Only the lines from the top of the records below through the line containing "import seaborn as sns" should be printed, exactly and without pictures.
--- START OF Data ---
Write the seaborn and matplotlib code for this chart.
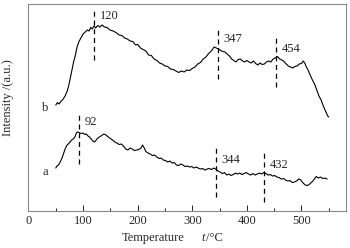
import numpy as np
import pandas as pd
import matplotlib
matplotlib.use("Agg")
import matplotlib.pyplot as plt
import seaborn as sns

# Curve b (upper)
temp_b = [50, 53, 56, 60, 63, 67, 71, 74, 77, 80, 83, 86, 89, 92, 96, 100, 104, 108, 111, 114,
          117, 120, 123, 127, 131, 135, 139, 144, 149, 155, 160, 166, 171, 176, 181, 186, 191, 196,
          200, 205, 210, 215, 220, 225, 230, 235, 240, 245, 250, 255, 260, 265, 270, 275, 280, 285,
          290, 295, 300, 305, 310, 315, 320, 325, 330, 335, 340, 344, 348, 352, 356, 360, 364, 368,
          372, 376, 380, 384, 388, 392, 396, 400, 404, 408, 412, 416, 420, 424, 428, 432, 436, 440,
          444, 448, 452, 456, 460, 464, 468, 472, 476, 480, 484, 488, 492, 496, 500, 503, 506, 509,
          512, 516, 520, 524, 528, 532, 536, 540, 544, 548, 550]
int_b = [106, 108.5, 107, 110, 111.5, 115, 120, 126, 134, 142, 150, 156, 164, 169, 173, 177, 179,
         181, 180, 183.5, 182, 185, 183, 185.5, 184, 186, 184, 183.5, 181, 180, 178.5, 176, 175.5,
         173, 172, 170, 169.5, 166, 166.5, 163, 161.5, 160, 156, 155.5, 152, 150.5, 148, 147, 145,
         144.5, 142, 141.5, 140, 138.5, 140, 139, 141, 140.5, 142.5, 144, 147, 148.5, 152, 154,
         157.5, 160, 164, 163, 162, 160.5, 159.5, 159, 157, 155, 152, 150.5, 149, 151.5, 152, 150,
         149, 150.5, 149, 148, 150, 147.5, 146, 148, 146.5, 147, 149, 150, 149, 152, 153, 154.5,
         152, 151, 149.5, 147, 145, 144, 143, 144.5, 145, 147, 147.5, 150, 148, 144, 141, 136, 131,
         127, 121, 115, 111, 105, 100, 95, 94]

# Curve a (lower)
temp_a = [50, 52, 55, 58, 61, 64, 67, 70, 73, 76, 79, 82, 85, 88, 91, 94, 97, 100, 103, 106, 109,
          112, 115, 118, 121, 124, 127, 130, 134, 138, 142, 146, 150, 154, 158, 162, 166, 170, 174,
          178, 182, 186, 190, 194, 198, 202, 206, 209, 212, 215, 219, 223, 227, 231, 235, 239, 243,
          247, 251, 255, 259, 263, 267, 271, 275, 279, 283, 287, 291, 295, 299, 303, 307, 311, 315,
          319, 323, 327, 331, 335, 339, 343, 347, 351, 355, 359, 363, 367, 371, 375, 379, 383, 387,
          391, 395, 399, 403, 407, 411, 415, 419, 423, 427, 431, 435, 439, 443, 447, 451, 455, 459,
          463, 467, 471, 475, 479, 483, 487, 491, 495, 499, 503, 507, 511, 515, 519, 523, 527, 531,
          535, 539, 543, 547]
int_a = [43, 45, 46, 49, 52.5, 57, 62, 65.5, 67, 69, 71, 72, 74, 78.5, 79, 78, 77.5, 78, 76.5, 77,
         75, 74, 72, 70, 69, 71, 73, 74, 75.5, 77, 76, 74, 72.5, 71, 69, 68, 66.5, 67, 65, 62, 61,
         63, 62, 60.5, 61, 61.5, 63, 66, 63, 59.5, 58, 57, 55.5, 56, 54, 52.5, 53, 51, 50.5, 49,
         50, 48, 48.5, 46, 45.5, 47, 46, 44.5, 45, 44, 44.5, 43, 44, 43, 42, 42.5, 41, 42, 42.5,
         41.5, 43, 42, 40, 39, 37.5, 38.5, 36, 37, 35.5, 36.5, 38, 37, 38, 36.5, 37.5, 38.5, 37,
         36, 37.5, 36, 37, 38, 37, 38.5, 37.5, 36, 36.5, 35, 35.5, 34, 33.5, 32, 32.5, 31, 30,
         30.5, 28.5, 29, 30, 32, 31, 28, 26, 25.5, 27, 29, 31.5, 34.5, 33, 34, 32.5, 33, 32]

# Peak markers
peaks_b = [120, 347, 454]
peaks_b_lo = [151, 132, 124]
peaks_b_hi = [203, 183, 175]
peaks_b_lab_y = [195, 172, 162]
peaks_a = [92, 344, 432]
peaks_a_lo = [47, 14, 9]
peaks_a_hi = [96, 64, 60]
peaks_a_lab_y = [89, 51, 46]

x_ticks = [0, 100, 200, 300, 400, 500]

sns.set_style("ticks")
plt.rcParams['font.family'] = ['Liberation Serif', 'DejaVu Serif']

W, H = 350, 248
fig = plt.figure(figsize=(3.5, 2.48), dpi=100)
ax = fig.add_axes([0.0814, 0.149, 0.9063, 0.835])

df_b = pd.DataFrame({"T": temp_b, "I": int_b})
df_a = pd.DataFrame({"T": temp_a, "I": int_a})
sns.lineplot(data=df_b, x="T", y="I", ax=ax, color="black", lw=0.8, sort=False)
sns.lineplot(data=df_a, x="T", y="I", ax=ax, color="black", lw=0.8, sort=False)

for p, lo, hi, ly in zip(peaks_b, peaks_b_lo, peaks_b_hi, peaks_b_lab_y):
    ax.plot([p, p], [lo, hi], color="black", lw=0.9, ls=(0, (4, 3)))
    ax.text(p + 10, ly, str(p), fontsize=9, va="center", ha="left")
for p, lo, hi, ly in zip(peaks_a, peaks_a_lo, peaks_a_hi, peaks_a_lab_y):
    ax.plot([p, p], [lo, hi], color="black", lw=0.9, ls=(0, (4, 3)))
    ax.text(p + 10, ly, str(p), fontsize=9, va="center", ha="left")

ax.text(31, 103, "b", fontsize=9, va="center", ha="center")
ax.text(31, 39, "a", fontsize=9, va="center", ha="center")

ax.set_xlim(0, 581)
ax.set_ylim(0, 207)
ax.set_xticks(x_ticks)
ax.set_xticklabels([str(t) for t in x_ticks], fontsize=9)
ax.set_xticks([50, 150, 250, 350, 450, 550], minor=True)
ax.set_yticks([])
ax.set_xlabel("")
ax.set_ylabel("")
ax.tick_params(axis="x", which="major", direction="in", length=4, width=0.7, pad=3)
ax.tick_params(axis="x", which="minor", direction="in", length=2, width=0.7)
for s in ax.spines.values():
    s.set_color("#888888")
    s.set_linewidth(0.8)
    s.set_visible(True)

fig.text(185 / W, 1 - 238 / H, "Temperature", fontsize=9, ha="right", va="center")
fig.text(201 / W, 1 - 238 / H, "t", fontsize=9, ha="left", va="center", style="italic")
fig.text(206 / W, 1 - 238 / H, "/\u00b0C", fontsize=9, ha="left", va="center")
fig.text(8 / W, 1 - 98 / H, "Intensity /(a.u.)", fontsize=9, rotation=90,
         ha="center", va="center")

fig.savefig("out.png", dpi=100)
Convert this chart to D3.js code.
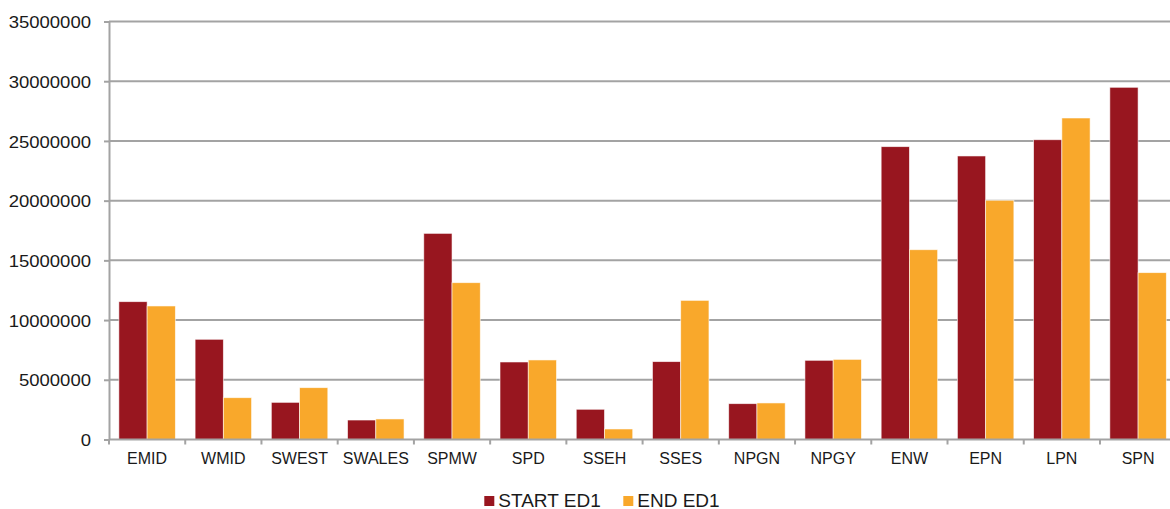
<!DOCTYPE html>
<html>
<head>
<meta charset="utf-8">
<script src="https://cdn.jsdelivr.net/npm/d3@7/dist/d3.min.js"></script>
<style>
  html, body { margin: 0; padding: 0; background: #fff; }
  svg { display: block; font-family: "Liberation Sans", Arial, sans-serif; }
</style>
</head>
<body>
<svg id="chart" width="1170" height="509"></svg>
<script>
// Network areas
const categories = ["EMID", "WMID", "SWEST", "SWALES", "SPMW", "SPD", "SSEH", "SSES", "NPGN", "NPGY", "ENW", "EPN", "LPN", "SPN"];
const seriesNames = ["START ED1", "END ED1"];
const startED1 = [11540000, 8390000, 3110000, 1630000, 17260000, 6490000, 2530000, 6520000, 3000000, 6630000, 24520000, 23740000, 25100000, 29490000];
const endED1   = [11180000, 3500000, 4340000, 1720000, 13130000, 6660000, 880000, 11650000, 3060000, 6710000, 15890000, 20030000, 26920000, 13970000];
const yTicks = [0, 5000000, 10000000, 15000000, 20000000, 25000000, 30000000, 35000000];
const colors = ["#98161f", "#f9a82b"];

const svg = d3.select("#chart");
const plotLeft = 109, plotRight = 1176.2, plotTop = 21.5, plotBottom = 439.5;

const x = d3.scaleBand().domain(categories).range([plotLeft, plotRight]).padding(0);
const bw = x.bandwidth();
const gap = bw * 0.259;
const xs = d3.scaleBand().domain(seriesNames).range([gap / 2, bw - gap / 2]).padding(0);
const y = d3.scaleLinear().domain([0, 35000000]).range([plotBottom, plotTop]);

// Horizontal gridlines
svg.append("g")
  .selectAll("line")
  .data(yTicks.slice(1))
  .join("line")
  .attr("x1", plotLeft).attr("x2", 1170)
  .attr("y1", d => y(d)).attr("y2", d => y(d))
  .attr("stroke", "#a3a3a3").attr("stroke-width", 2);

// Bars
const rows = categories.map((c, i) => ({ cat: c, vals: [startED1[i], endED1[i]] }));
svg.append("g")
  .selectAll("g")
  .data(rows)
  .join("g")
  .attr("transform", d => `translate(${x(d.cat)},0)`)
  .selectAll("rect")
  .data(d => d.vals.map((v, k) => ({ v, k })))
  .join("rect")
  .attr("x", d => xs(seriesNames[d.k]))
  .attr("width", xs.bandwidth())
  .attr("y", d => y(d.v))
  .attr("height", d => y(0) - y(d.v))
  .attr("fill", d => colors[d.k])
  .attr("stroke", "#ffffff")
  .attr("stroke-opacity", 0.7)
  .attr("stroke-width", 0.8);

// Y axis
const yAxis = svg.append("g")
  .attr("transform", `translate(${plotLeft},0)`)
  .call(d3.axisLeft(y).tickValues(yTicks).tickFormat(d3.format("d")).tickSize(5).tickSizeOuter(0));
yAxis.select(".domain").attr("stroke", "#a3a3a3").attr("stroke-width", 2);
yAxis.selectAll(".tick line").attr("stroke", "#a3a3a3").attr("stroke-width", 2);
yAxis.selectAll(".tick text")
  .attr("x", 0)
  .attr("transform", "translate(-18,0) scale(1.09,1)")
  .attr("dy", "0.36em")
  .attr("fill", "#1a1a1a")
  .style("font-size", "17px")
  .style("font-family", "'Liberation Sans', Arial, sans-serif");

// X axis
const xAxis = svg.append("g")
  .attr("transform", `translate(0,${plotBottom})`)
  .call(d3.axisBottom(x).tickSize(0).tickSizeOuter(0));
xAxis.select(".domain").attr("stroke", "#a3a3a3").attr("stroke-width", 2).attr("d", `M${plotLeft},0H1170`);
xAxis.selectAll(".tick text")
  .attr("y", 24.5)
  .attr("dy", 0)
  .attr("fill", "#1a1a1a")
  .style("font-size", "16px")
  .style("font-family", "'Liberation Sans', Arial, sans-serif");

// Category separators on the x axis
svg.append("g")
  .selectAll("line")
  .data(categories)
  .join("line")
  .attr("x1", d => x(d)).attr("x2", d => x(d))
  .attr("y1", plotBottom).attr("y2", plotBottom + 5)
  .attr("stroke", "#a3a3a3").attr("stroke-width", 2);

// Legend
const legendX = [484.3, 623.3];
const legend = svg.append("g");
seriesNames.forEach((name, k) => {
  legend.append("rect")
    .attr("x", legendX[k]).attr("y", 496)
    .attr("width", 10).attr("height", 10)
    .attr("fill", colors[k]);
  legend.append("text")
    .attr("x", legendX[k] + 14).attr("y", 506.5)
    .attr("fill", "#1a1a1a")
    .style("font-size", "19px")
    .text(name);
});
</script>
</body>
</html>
--- END OF Data ---
# [Exercise output]
Write the seaborn and matplotlib code for this chart.
import numpy as np
import pandas as pd
import matplotlib
matplotlib.use("Agg")
import matplotlib.pyplot as plt
import seaborn as sns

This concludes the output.